# [WHAT IS ASKED]
Reproduce the data exactly and drop any pictures it holds.

# [RAW DATA]
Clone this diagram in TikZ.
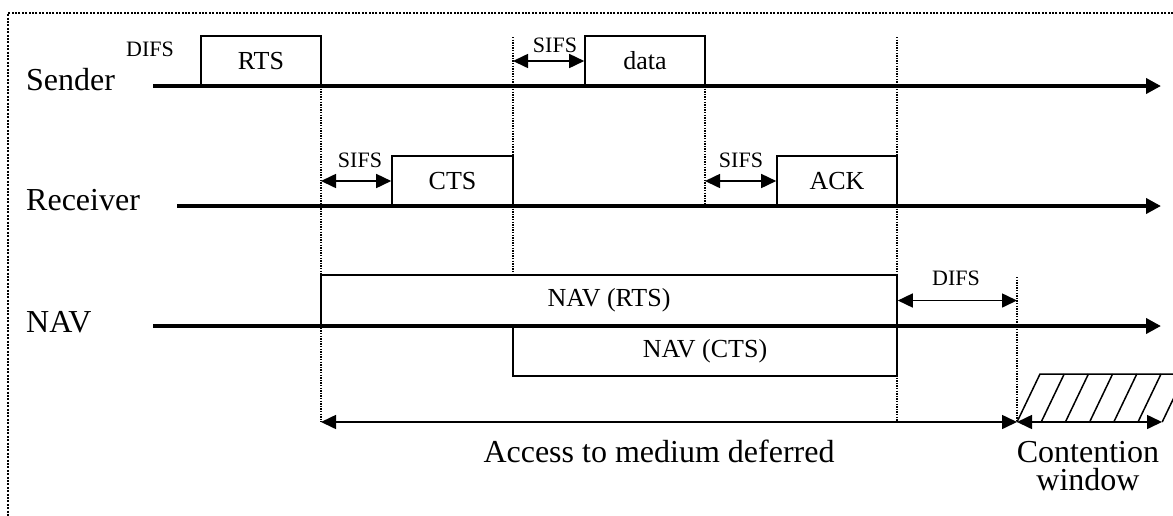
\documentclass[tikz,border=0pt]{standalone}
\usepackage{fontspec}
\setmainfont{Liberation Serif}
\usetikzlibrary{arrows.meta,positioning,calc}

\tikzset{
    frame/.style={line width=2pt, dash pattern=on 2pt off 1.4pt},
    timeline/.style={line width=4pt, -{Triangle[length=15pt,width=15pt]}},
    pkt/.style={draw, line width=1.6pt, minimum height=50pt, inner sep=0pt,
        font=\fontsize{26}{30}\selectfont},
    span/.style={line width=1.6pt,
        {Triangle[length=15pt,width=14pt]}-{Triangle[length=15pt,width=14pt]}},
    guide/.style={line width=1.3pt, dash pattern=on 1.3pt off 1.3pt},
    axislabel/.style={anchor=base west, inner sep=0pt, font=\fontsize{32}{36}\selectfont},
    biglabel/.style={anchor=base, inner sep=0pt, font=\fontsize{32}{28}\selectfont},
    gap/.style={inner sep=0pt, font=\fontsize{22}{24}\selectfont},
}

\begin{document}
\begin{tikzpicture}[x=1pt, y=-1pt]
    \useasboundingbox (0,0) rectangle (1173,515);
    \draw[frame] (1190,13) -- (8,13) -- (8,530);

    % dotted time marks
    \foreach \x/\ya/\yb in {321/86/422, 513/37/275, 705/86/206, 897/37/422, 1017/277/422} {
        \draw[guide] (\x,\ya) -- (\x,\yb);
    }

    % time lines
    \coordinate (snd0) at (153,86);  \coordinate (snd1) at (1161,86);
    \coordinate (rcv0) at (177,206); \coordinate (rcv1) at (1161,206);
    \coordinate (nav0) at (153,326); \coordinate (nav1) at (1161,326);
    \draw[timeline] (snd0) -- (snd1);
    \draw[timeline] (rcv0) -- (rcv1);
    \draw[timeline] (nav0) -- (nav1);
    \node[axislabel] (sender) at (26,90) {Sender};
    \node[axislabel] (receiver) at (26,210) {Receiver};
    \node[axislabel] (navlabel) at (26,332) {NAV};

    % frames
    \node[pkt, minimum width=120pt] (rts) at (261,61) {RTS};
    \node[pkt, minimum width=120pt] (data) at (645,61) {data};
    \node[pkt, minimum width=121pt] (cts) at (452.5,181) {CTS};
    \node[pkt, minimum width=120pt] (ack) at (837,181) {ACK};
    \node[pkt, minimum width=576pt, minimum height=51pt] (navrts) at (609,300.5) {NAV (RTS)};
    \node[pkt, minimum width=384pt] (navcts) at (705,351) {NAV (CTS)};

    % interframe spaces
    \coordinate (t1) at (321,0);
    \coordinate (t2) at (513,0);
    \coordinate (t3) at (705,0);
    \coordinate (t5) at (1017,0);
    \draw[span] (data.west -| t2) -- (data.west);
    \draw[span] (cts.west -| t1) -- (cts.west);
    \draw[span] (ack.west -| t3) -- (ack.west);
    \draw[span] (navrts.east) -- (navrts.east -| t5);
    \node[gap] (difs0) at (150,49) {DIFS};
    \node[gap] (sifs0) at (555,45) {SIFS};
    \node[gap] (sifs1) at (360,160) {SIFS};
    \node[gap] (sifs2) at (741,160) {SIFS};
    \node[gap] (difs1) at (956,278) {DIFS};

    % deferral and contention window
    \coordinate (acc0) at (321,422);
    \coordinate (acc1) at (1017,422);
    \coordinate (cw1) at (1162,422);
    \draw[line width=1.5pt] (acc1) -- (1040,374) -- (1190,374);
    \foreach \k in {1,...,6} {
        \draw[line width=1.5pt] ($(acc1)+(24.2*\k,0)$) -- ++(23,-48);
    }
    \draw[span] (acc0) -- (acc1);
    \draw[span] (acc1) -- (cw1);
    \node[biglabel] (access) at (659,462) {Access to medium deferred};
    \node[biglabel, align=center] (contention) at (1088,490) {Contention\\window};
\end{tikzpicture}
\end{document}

# [THE COMPLETED TASK]
Clone this diagram in TikZ.
\documentclass[tikz,border=0pt]{standalone}
\usepackage{fontspec}
\setmainfont{Liberation Serif}
\usetikzlibrary{arrows.meta,positioning,calc}

\tikzset{
    frame/.style={line width=2pt, dash pattern=on 2pt off 1.4pt},
    timeline/.style={line width=4pt, -{Triangle[length=15pt,width=15pt]}},
    pkt/.style={draw, line width=1.6pt, minimum height=50pt, inner sep=0pt,
        font=\fontsize{26}{30}\selectfont},
    span/.style={line width=1.6pt,
        {Triangle[length=15pt,width=14pt]}-{Triangle[length=15pt,width=14pt]}},
    guide/.style={line width=1.3pt, dash pattern=on 1.3pt off 1.3pt},
    axislabel/.style={anchor=base west, inner sep=0pt, font=\fontsize{32}{36}\selectfont},
    biglabel/.style={anchor=base, inner sep=0pt, font=\fontsize{32}{28}\selectfont},
    gap/.style={inner sep=0pt, font=\fontsize{22}{24}\selectfont},
}

\begin{document}
\begin{tikzpicture}[x=1pt, y=-1pt]
    \useasboundingbox (0,0) rectangle (1173,515);
    \draw[frame] (1190,13) -- (8,13) -- (8,530);

    % dotted time marks
    \foreach \x/\ya/\yb in {321/86/422, 513/37/275, 705/86/206, 897/37/422, 1017/277/422} {
        \draw[guide] (\x,\ya) -- (\x,\yb);
    }

    % time lines
    \coordinate (snd0) at (153,86);  \coordinate (snd1) at (1161,86);
    \coordinate (rcv0) at (177,206); \coordinate (rcv1) at (1161,206);
    \coordinate (nav0) at (153,326); \coordinate (nav1) at (1161,326);
    \draw[timeline] (snd0) -- (snd1);
    \draw[timeline] (rcv0) -- (rcv1);
    \draw[timeline] (nav0) -- (nav1);
    \node[axislabel] (sender) at (26,90) {Sender};
    \node[axislabel] (receiver) at (26,210) {Receiver};
    \node[axislabel] (navlabel) at (26,332) {NAV};

    % frames
    \node[pkt, minimum width=120pt] (rts) at (261,61) {RTS};
    \node[pkt, minimum width=120pt] (data) at (645,61) {data};
    \node[pkt, minimum width=121pt] (cts) at (452.5,181) {CTS};
    \node[pkt, minimum width=120pt] (ack) at (837,181) {ACK};
    \node[pkt, minimum width=576pt, minimum height=51pt] (navrts) at (609,300.5) {NAV (RTS)};
    \node[pkt, minimum width=384pt] (navcts) at (705,351) {NAV (CTS)};

    % interframe spaces
    \coordinate (t1) at (321,0);
    \coordinate (t2) at (513,0);
    \coordinate (t3) at (705,0);
    \coordinate (t5) at (1017,0);
    \draw[span] (data.west -| t2) -- (data.west);
    \draw[span] (cts.west -| t1) -- (cts.west);
    \draw[span] (ack.west -| t3) -- (ack.west);
    \draw[span] (navrts.east) -- (navrts.east -| t5);
    \node[gap] (difs0) at (150,49) {DIFS};
    \node[gap] (sifs0) at (555,45) {SIFS};
    \node[gap] (sifs1) at (360,160) {SIFS};
    \node[gap] (sifs2) at (741,160) {SIFS};
    \node[gap] (difs1) at (956,278) {DIFS};

    % deferral and contention window
    \coordinate (acc0) at (321,422);
    \coordinate (acc1) at (1017,422);
    \coordinate (cw1) at (1162,422);
    \draw[line width=1.5pt] (acc1) -- (1040,374) -- (1190,374);
    \foreach \k in {1,...,6} {
        \draw[line width=1.5pt] ($(acc1)+(24.2*\k,0)$) -- ++(23,-48);
    }
    \draw[span] (acc0) -- (acc1);
    \draw[span] (acc1) -- (cw1);
    \node[biglabel] (access) at (659,462) {Access to medium deferred};
    \node[biglabel, align=center] (contention) at (1088,490) {Contention\\window};
\end{tikzpicture}
\end{document}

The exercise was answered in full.